Hi everyone! The title says it all. I am curious about the framework professional investors use to determine what is baked into a potential investment. What is your process for figuring out why certain equities may be mispriced?
Talking to other investors, looking at sell-side consensus, backing out values using other more known variables
reverse DCF
The only correct answer is PIE — price implied expectations. Reverse assumptions via reverse multiple or reverse DCF.
Say you build an operating model and develop a thesis to forecast your DCF inputs for FCFF:
1. Revenue
2. Operating margins
3. Tax rate
4. D&A
5. Capex
6. OWC
Then calculate your discount rate and assume an exit multiple. And say you build strong conviction based on your thesis around certain inputs (I.e. multiple is very resilient so maybe tiny contraction in 5 years for more mature co).
But in this case as far as I know you can use goal seek to iterate and find one implied variable - say goal seek for revenue growth to arrive at the current price. That’s only one input.. with all the possible combinations of variables impacting the value how do you best decide what the market is pricing in?

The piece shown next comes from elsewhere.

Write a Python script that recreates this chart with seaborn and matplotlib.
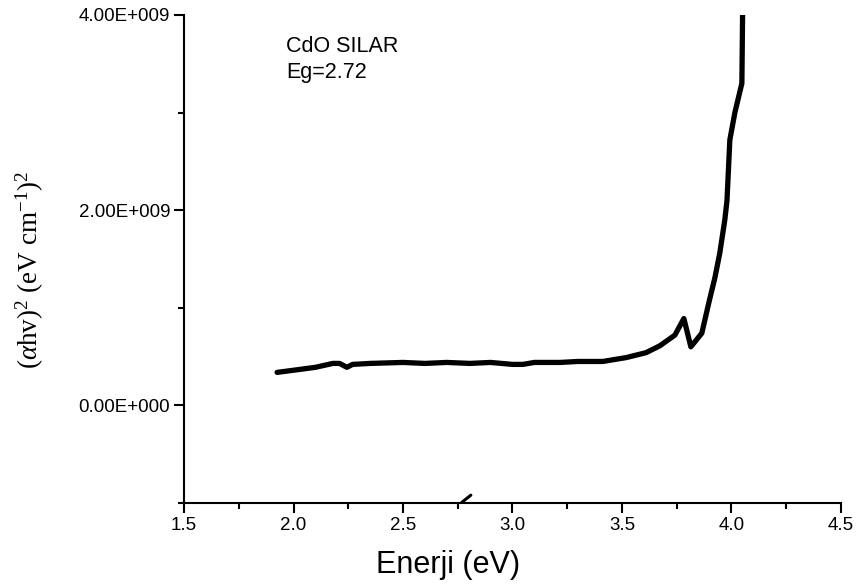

Do you just manually iterate and try different scenarios? Seems nebulous to me but trying to learn. Thanks!
Could be an absolutely stupid question from me but would technical analysis help in this regards?
Often sell side consensus is not buy side consensus and when a company beats on some metric, the stock might actually fall on the day of earnings. How do you back out the actual buy side expectations on a name and determine whether something is a good trade / good RV?
It's an art not a science. Sector sales specialists at the banks/brokers can often be helfpful identifying which names are most crowded on the long and short side. Many of them shoot out earnings season previews for the sector listing this out and detailing what they think the "buy-side bogey" is for EPS, top line, etc.
Its more art than science. Before you get into reverse valuation techniques you need to know the business and the current narrative.
you want to look for stocks that have low implied expectations that you can build a differentiated non-consensus view on. opposite if you're looking for shorts.
screen for low expectations by looking for PVGO as % of EV. Lower the %, the lower the expectations implied. Be aware of value traps and do your solid qualitative work.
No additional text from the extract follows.